Almost everyone. I started seeing cracks in the executive cool. One guy was crying in a corner, pounding his smart phone as if he was desperately trying to talk to a real person who had not bothered to show up. No one wanted to talk, or answer questions. Once I made clear I was interested in what was going on, people avoided me. Everyone there looked bored, or scared, or sad. The MC was polite to me, until I asked her just what the purpose of the meeting was and who sponsored it. She quickly vanished. The entertainment came out, a group of very authentic-looking Japanese Geishas in full traditional costume, hairdo and makeup, dancing gracefully, ducking and bobbing and fluttering their fans to the accompaniment of a strange stringed instrument. Some of the attendees, obviously in their cups, got up and tried to dance with them.
It occurred to me the whole show was expensively produced, and I started to wonder how were they going to pay for it all. Was there going to be a bill? If so, it was going to be outrageous–the Geishas looked like they had been flown over from Tokyo, and the chef’s at the buffet really knew what they were doing; I was stuffing my face and knocking down one highball after another. Was I expected to sit through an exquisitely boring sales pitch in order to pay for the entertainment? I was having a great time, but I didn’t want to pay.

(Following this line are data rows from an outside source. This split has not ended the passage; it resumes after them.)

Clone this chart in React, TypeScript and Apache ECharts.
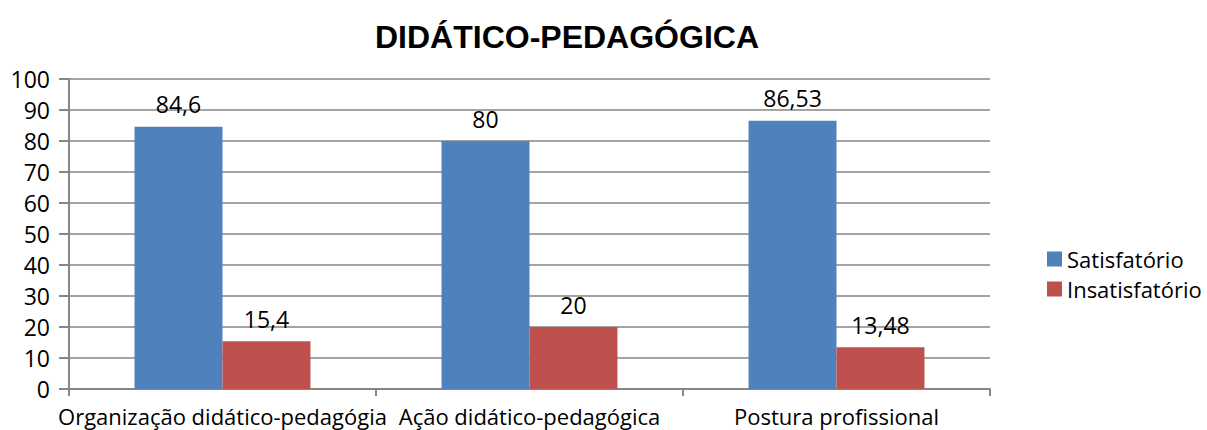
import React, { useEffect, useRef } from "react";
import * as echarts from "echarts";

const categories = ["Organização didático-pedagógia", "Ação didático-pedagógica", "Postura profissional"];
const satisfatorio = [84.6, 80, 86.53];
const insatisfatorio = [15.4, 20, 13.48];
const seriesNames = ["Satisfatório", "Insatisfatório"];

const FONT = "'Open Sans', 'Noto Sans', sans-serif";
const fmt = (v: number) => String(v).replace(".", ",");

export default function App() {
  const ref = useRef<HTMLDivElement>(null);
  useEffect(() => {
    const chart = echarts.init(ref.current!, undefined, { renderer: "svg" });
    chart.setOption({
      animation: false,
      title: {
        text: "DIDÁTICO-PEDAGÓGICA",
        left: 562,
        top: 16,
        textAlign: "center",
        textStyle: { fontFamily: "'Liberation Sans', Arial, sans-serif", fontWeight: "bold", fontSize: 32, color: "#000" },
      },
      legend: {
        orient: "vertical",
        left: 1042,
        top: 243,
        itemWidth: 15,
        itemHeight: 15,
        itemGap: 8,
        icon: "rect",
        textStyle: { fontFamily: FONT, fontSize: 22, color: "#000", padding: [0, 0, 0, 0] },
        data: seriesNames,
      },
      grid: { left: 69, right: 217, top: 79, bottom: 41, containLabel: false },
      xAxis: {
        type: "category",
        data: categories,
        axisLine: { lineStyle: { color: "#868686", width: 2 } },
        axisTick: { show: true, length: 7, lineStyle: { color: "#868686", width: 2 } },
        axisLabel: { interval: 0, fontFamily: FONT, fontSize: 22, color: "#000", margin: 16 },
      },
      yAxis: {
        type: "value",
        min: 0,
        max: 100,
        interval: 10,
        axisLine: { show: true, lineStyle: { color: "#868686", width: 2 } },
        axisTick: { show: true, length: 10, lineStyle: { color: "#868686", width: 2 } },
        splitLine: { lineStyle: { color: "#868686", width: 1.5 } },
        axisLabel: { fontFamily: FONT, fontSize: 23, color: "#000", margin: 19 },
      },
      series: [
        {
          name: seriesNames[0],
          type: "bar",
          data: satisfatorio,
          barGap: "0%",
          barCategoryGap: "42.7%",
          itemStyle: { color: "#4f81bd" },
          label: { show: true, position: "top", fontFamily: FONT, fontSize: 23, color: "#000", formatter: (p: any) => fmt(p.value), distance: 11 },
        },
        {
          name: seriesNames[1],
          type: "bar",
          data: insatisfatorio,
          itemStyle: { color: "#c0504d" },
          label: { show: true, position: "top", fontFamily: FONT, fontSize: 23, color: "#000", formatter: (p: any) => fmt(p.value), distance: 11 },
        },
      ],
    });
    return () => chart.dispose();
  }, []);
  return <div ref={ref} style={{ width: 1207, height: 430, position: "absolute", left: 0, top: 0, background: "#fff" }} />;
}
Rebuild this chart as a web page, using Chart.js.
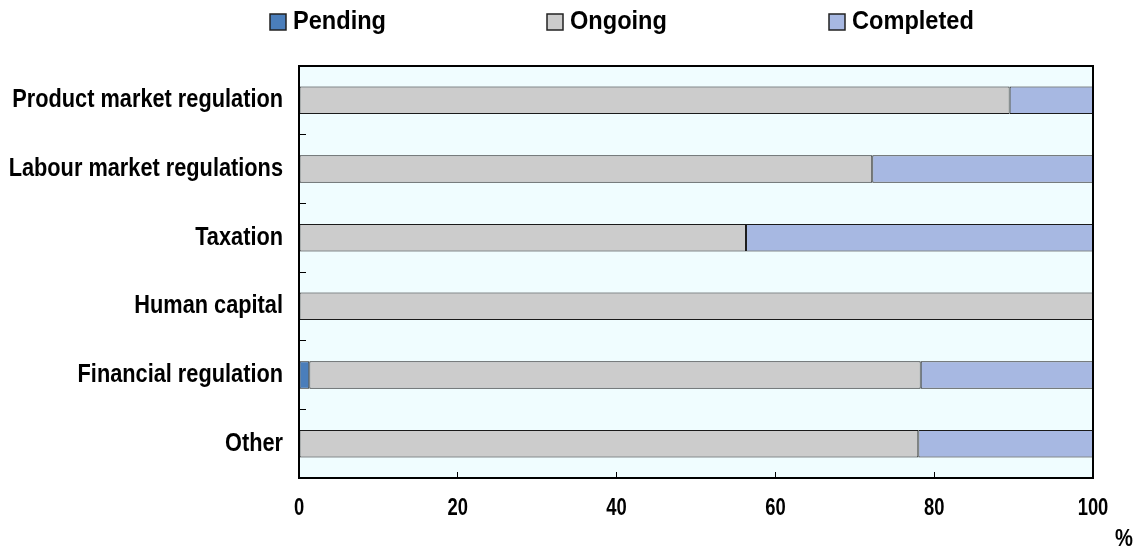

As in all my dreams, just as it was getting really interesting, I woke up. I made it a point to go over the details as I went through my morning routine so that I wouldn’t forget them. Maybe this dream was just white noise, random synaptic firings in my brain, but maybe it was more than that, or maybe it just felt that way. I knew I had to write this one down and tell people about it. I felt I had been given a glimpse of Hell.